Sunday, August 1, 2010
Recently, Ribbon of Hope started assessing families for an orphan and vulnerable children program (OVC). The idea is that the families will bring up the children and Ribbon will support them. The kinds of support Ribbon will give will include advice on health and welfare, budgeting and household cost management and anything else we can advise on. We will also provide some financial support so the families can supplement household income by running a small business. The finance comes from private donors.
The assessments are difficult because there's no question of finding the most needy 22 children. It's unlikely that three or four Ribbon members could identify the most needy in any of the villages we work in, no matter how long we spent there. All we can do is identify as many as we can support and assess them to ensure that we really can succeed in helping each family to give the children what they need until they become independent.
The initial assessments were mostly encouraging, although some guardians are more in need of assistance than the children they are caring for. Some are probably even incapable of looking after another child, perhaps even incapable of looking after their own children. But other families are very capable and they should, with some help, also be able to set up and run some kind of income generation activity.
In retrospect, we were naive in thinking that asking each guardian or family to write a business plan would result in anything tangible that we could work on. We discussed with each person what they would like to do and how they would approach setting up their activity, if they had the finance. The discussions went well but the written business plans, at best, consisted of a list of goods and prices, at worst, one word and a cost. Most people can read and write a bit but many have rarely done so since they left school.
Feeling a bit stupid, I started to look up advice on writing business plans online. Some of what I found, I would be hard pressed to write myself. They are complex and use a lot of technical vocabulary which, having studied project management and related areas, I suspect is mainly bullshit. But thankfully, one site gave a simple list of the sorts of information you need to know before attempting to set up a business.
I am aware that starting up a business is not easy and that many businesses fail. Many of the income generation activities we have set up or helped to set up have failed or lapsed or bumped along, producing little benefit. But we are attempting small things, growing food crops, fruit and vegetables, keeping a cow or a goat or a few chickens. There's no reason why people should be made to jump through hoops that will have little or no bearing on whether they succeed or not.
Having said that, we need to know a handful of basic details from everyone, such as why they are starting the business, what they will sell and to whom, why people will buy from them and how much, how this will make them better off, how they will prepare for risks and cope with problems and how to run their finances, which is not always straightforward if you try to do it all in your head. We don't want to burden our clients with information that we need to collect. But we need them to answer these questions, so we have a solid foundation on which to build a small income generation activity.
No matter how dangerous it is to make assumptions, it's hard to get through a day without making some. I've made assumptions about people's working knowledge of English and even their level of education. English is an 'official' language but many have little opportunity to use it and even when they do, technical terms can be just sounds. Even those who have spent long enough at school and have done well enough there have few opportunities to use what they learned, and 'Standard 8', 'Form 4' or 'fluent' are also just sounds; grades are just numbers, often completely meaningless.
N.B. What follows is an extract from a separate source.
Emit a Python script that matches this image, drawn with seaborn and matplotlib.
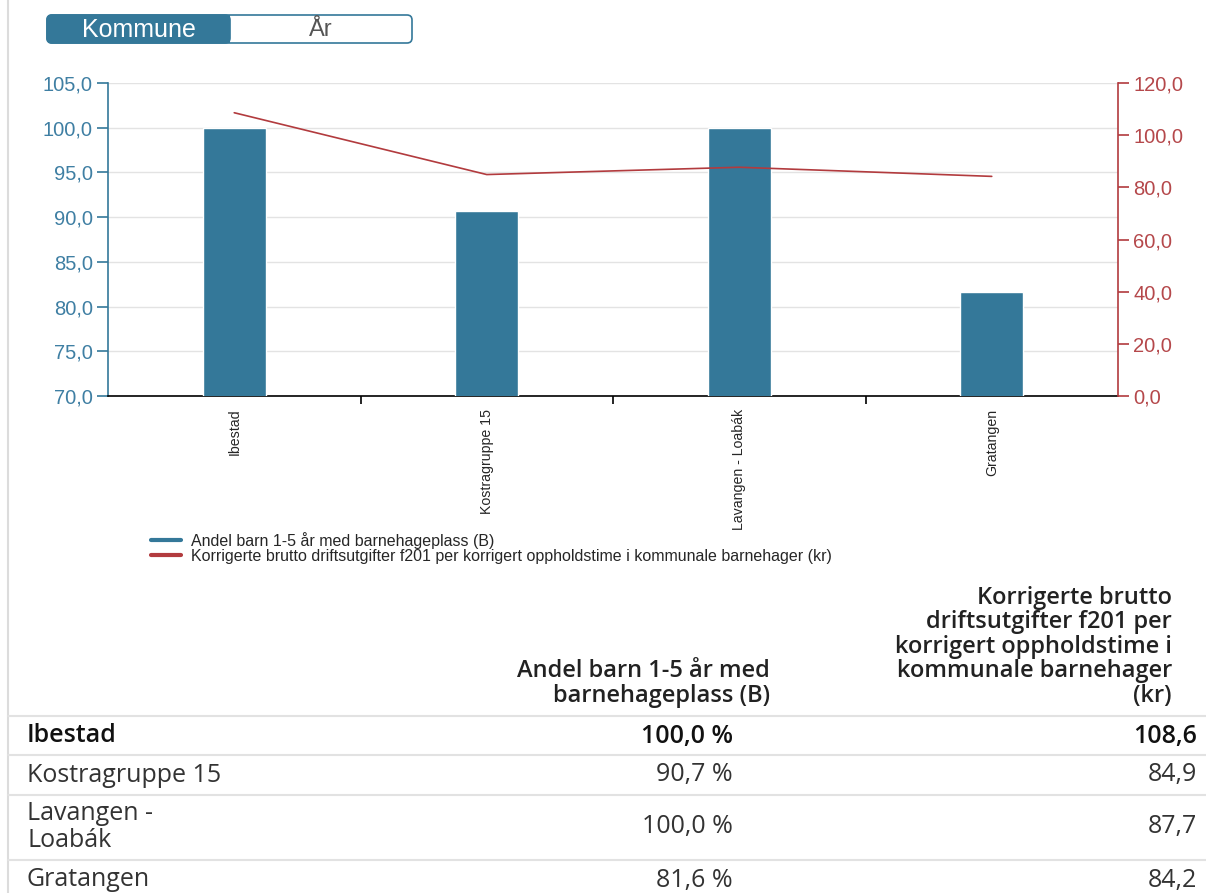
import numpy as np
import pandas as pd
import matplotlib
matplotlib.use("Agg")
import matplotlib.pyplot as plt
import seaborn as sns
from matplotlib.patches import FancyBboxPatch, Rectangle
from matplotlib.ticker import FuncFormatter, FixedLocator

# data
kommuner = ["Ibestad", "Kostragruppe 15", "Lavangen - Loabák", "Gratangen"]
table_names = ["Ibestad", "Kostragruppe 15", "Lavangen -\nLoabák", "Gratangen"]
andel = [100.0, 90.7, 100.0, 81.6]
utgifter = [108.6, 84.9, 87.7, 84.2]
label_andel = "Andel barn 1-5 år med barnehageplass (B)"
label_utg = "Korrigerte brutto driftsutgifter f201 per korrigert oppholdstime i kommunale barnehager (kr)"
head_andel = "Andel barn 1-5 år med\nbarnehageplass (B)"
head_utg = "Korrigerte brutto\ndriftsutgifter f201 per\nkorrigert oppholdstime i\nkommunale barnehager\n(kr)"

BLUE = "#347899"
BLUE_TXT = "#3f7fa3"
RED = "#b23b3e"
RED_TXT = "#b5484b"

sns.set_style("white")
plt.rcParams["font.family"] = ["Liberation Sans", "DejaVu Sans"]

W, H = 1206, 893
fig = plt.figure(figsize=(W / 100, H / 100), dpi=100)

def fx(px):
    return px / W

def fy(py):
    return 1 - py / H

# main chart
ax = fig.add_axes([fx(108), fy(396), fx(1118 - 108), (396 - 83) / H])
df = pd.DataFrame({"kommune": kommuner, "andel": andel})
sns.barplot(data=df, x="kommune", y="andel", color=BLUE, width=0.25,
            saturation=1, ax=ax, zorder=3)
ax.set_ylim(70, 105)
ax.set_xlim(-0.5, 3.5)
ax.set_xlabel("")
ax.set_ylabel("")
ax.set_yticks(np.arange(70, 105.1, 5))
comma = FuncFormatter(lambda v, p: f"{v:.1f}".replace(".", ","))
ax.yaxis.set_major_formatter(comma)
ax.grid(axis="y", color="#e3e3e3", linewidth=1, zorder=0)
ax.tick_params(axis="y", colors=BLUE, labelcolor=BLUE_TXT, labelsize=14.5,
               length=8, width=1.2, direction="out", left=True, pad=3)
ax.tick_params(axis="x", length=0, labelsize=10.2, pad=9)
ax.xaxis.set_minor_locator(FixedLocator([0.5, 1.5, 2.5]))
ax.tick_params(axis="x", which="minor", length=6, width=1.2, color="black", bottom=True)
for lbl in ax.get_xticklabels():
    lbl.set_rotation(90)
    lbl.set_va("top")
for s in ["top", "right"]:
    ax.spines[s].set_visible(False)
ax.spines["left"].set_color(BLUE)
ax.spines["left"].set_linewidth(1.2)
ax.spines["bottom"].set_color("black")
ax.spines["bottom"].set_linewidth(1.2)

ax2 = ax.twinx()
sns.lineplot(x=np.arange(len(utgifter)), y=utgifter, color=RED, linewidth=1.2, ax=ax2)
ax2.set_ylim(0, 120)
ax2.set_yticks(np.arange(0, 120.1, 20))
ax2.yaxis.set_major_formatter(comma)
ax2.tick_params(axis="y", colors=RED, labelcolor=RED_TXT, labelsize=14.5,
                length=8, width=1.2, right=True, pad=3)
for s in ["top", "left", "bottom"]:
    ax2.spines[s].set_visible(False)
ax2.spines["right"].set_color(RED)
ax2.spines["right"].set_linewidth(1.2)
ax2.grid(False)

# legend
fig.legend(handles=[plt.Line2D([], [], color=BLUE, lw=3), plt.Line2D([], [], color=RED, lw=3)],
           labels=[label_andel, label_utg], loc="upper left",
           bbox_to_anchor=(fx(143), fy(524)), frameon=False, fontsize=11.5,
           handlelength=1.9, handletextpad=0.6, labelspacing=0.0, borderpad=0)

# overlay axes in pixel coordinates
ov = fig.add_axes([0, 0, 1, 1], zorder=-1)
ov.set_xlim(0, W)
ov.set_ylim(H, 0)
ov.axis("off")
ov.plot([8, 8], [0, H], color="#dcdcdc", lw=1.5)

# toggle
ov.add_patch(FancyBboxPatch((47, 15), 365, 28, boxstyle="round,pad=0,rounding_size=5",
                            fc="white", ec=BLUE, lw=1.2))
ov.add_patch(FancyBboxPatch((47, 15), 183, 28, boxstyle="round,pad=0,rounding_size=5",
                            fc=BLUE, ec=BLUE, lw=1.2))
ov.add_patch(Rectangle((215, 15), 15, 28, fc=BLUE, ec="none"))
ov.text(139, 30, "Kommune", color="white", fontsize=18, ha="center", va="center")
ov.text(321, 30, "År", color="#555555", fontsize=17, ha="center", va="center")

# table
TFONT = ["Open Sans", "DejaVu Sans"]
ov.text(770, 708, head_andel, ha="right", va="bottom", fontsize=17, fontweight="semibold",
        family=TFONT, color="#222222", linespacing=1.03)
ov.text(1172, 708, head_utg, ha="right", va="bottom", fontsize=17, fontweight="semibold",
        family=TFONT, color="#222222", linespacing=1.03)
row_y = [736, 775, 827, 880]
line_y = [716, 755, 795, 860]
for ly in line_y:
    ov.plot([8, W], [ly, ly], color="#e2e2e2", lw=1.5)
for i, (name, a, u) in enumerate(zip(table_names, andel, utgifter)):
    wt = "semibold" if i == 0 else "normal"
    col = "#111111" if i == 0 else "#333333"
    ov.text(27, row_y[i], name, ha="left", va="center", fontsize=18, fontweight=wt,
            family=TFONT, color=col, linespacing=1.1)
    ov.text(733, row_y[i], f"{a:.1f} %".replace(".", ","), ha="right", va="center",
            fontsize=18, fontweight=wt, family=TFONT, color=col)
    ov.text(1197, row_y[i], f"{u:.1f}".replace(".", ","), ha="right", va="center",
            fontsize=18, fontweight=wt, family=TFONT, color=col)

fig.savefig("out.png", dpi=100)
We are two thirds of the way towards the Millennium Development Goals, which developing countries are expected to have reached by 2015. But what will it mean if countries like Kenya achieve some or all of those goals? If lots of children enrol for school but hardly ever attend, perhaps never; if they get good grades but have learned nothing because the tests are just pages of multiple choice questions with tick boxes; if the teacher is absent most of the time, either because there is a shortage of teachers or because the teacher doesn't bother turning up most of the time? And similar remarks apply to other education indicators. Will these achievements be nothing but sounds or boxes ticked?
In countries where education has been failing for decades, it takes several generations for things to improve. The children we are hoping will grow up to be independent have siblings and parents who had little education. Even some of the teachers had a relatively poor education and some of the young people going to teacher training colleges now have managed to get through the system without learning much. I hope the aim of the Millennium goals is to make genuine improvements in people's economic circumstances, education, health, environment and infrastructure. But what I have seen is not encouraging.
Repeating 'good news' over and over again doesn't make it so. Saying people's lives have been transformed doesn't transform them. And writing things down doesn't make them any truer. Ribbon's work seems to involve creating some kind of bridge but sometimes I feel that we are attempting to translate the concrete into the amorphous, hoping that things like education and healthcare will become part of people's everyday lives. Somehow, these promises that have been made for so long seem to remain amorphous, things attained by the fortunate few who live far away, out of sight.
I guess the most important question for a simple business plan is how you intend to go from having very little to having a bit more and hopefully, enough. How does selling fish, keeping a cow or owning a motorbike ensure that each member of your family grows up to be able to have their own independent family? Perhaps writing it down oversimplifies things because running a business is about doing things, not just saying, writing or thinking them. We need written business plans but if we mistake them for the achievement of the goals of the business itself, we'll have nothing but bits of paper in a year's time! The business plan is so vital and yet completely useless if it remains just a plan. Bit like the Millennium Development Goals.